This past March was a busy month in Washington for Africa related events. Covington participated in a number of business focused summits and congressional hearings touched on U.S. – Africa public policy and its impact on the commercial relationship.
In early March, Covington’s Washington office hosted the Corporate Council on Africa’s (CCA) Annual Board Meeting.
One of the leading associations focused on cultivating commercial linkages between the United States and Africa, the CCA’s board meeting brought together nearly 50 corporate members to formulate policy objectives that would eventually be shared with senior leadership in the Trump Administration. The timing of these recommendations are ideal as the Administration is still in the early stages of identifying and evaluating the efficacy of particular programs. Adding weight to the recommendations is the fact they are coming from an organization whose membership consists of some of the largest American multinational corporations, such as Caterpillar and Hess Corporation, who recognize and appreciate the potential of Africa for their overall bottom line.
The Powering Africa Summit also took place in early March. Focused on “Increasing Private Sector Competitiveness in Africa’s Energy Sector,” the Summit included government participants from the U.S. and Africa and representatives from various power providers, financial institutions, law firms, and engineering and construction companies. Plenaries ranged from topics such as “Energy Economics for Gas IPPs” to “Blending of Public and Private Financing for Clean Energy Projects.” Away from the public stage was where more of the substantive issues were discussed. Smartly organized, the private sidebars allowed select participants to take country specific deep-dives with some of the continent’s leading officials. One roundtable that stood out was with the government of South Africa.
Senior leadership from the South African Ministry of Energy and the Office of the President shared the government’s intent to announce later this year a second bid window for the coal-based independent power producer (IPP) procurement program. Coal is strategic for South Africa. Since coal mines are abundant throughout the country, the government expects bidders to utilize the readily available deposits to address the country’s large energy shortfall. In order to incentivize financing and minimize environmental concerns, the delegation shared a desire for “clean” and other smart coal technologies. With an anticipated 1,600 MW available for bidding, expect strong interest in this upcoming procurement from a number of the world’s leading energy producers.
Towards the latter-half of March we also saw various congressional hearings touch on Africa’s economic potential and why it should continue to be a focus for U.S. policy makers.
Africa’s sustained economic growth, improved social development, and growing entrepreneur class are unlocking the continent’s potential for international investment and trade, raising its geostrategic importance to the U.S. while also attracting international competition for access, influence, and trade.”

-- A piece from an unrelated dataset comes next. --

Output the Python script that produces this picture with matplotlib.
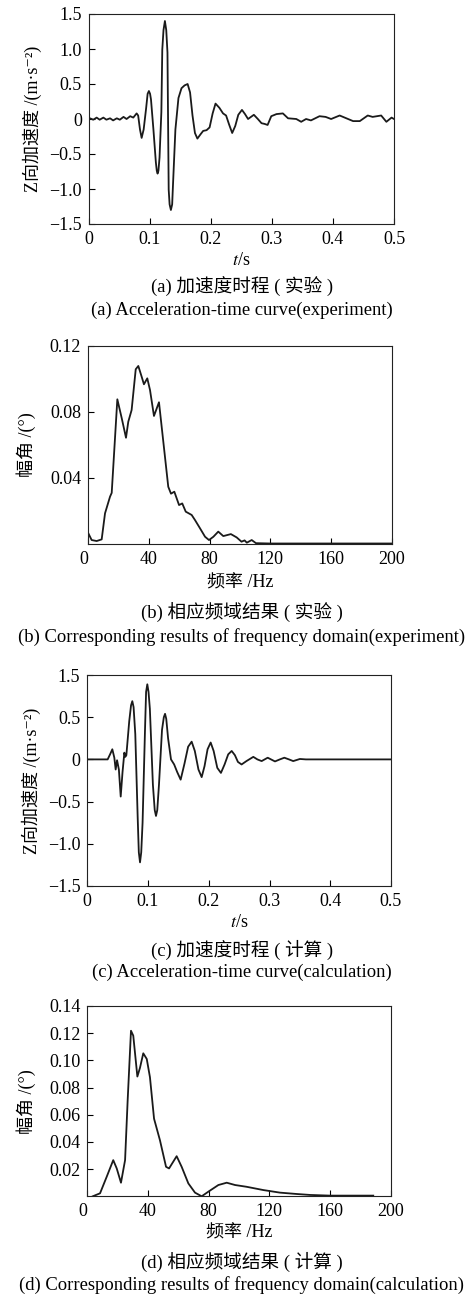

The above quote would be expected from a senior official at the Department of Commerce or the Office of the U.S. Trade Representatives. It is noteworthy since it came from General Thomas Waldhauser, the top military official of U.S. Africa Command, in his annual posture hearing before the Senate Armed Services Committee.
General Waldhauser dedicated a portion of his written testimony to comment on the continent’s economic and trade dynamics sharing that, “Africa links directly to U.S. strategic interests as the continent strives for inclusion in the rules-based international order. Just as the U.S. pursues strategic interests in Africa, international competitors, including China and Russia, are doing the same.” The General’s astute economic observations, at a time when he’s primarily responsible for lines of effort to counter al-Shaabab or Boko Haram, only impresses on the public the potential and competition for access into Africa’s economic markets.
At the end of March, the House Foreign Affairs Committee held a hearing on “Budget, Diplomacy and Development” that examined President Trump’s proposed cut to the international affairs account. The general sentiment, shared on both sides of the aisle, was the adverse impact the proposed budget would have on America’s strategic foreign policy priorities, such as combatting terrorism and promoting rule of law. As the Chairman of the Committee, Rep. Ed Royce, sharply said “we shouldn’t be cutting to the bone.”
There were a handful of references to Africa throughout the hearing. Aside from lauding the U.S. intervention in the Ebola crisis and other humanitarian efforts, Members discussed the need to continue trade capacity building efforts between the United States and Africa.
Rep. Ted Yoho, a Republican from Florida, articulated the “benefits of bringing electricity and power to the people” as a means of “empower[ing] the people” and changing the country’s dynamic by developing a trade partnership rather than an aid dependent relationship. He explained that “coming from a strong conservative side, to stand up for global food security and Electrify Africa wasn’t real popular in my district,” but by sharing the similarities to rural electrification efforts in the United States in the early 1900s people began to appreciate the long-term benefits of this assistance.
As we look to April’s upcoming events, such as the World Bank and International Monetary Fund Spring Meetings, expect Africa – particularly the economic relationship – to continue to be a focus for policy makers in Washington.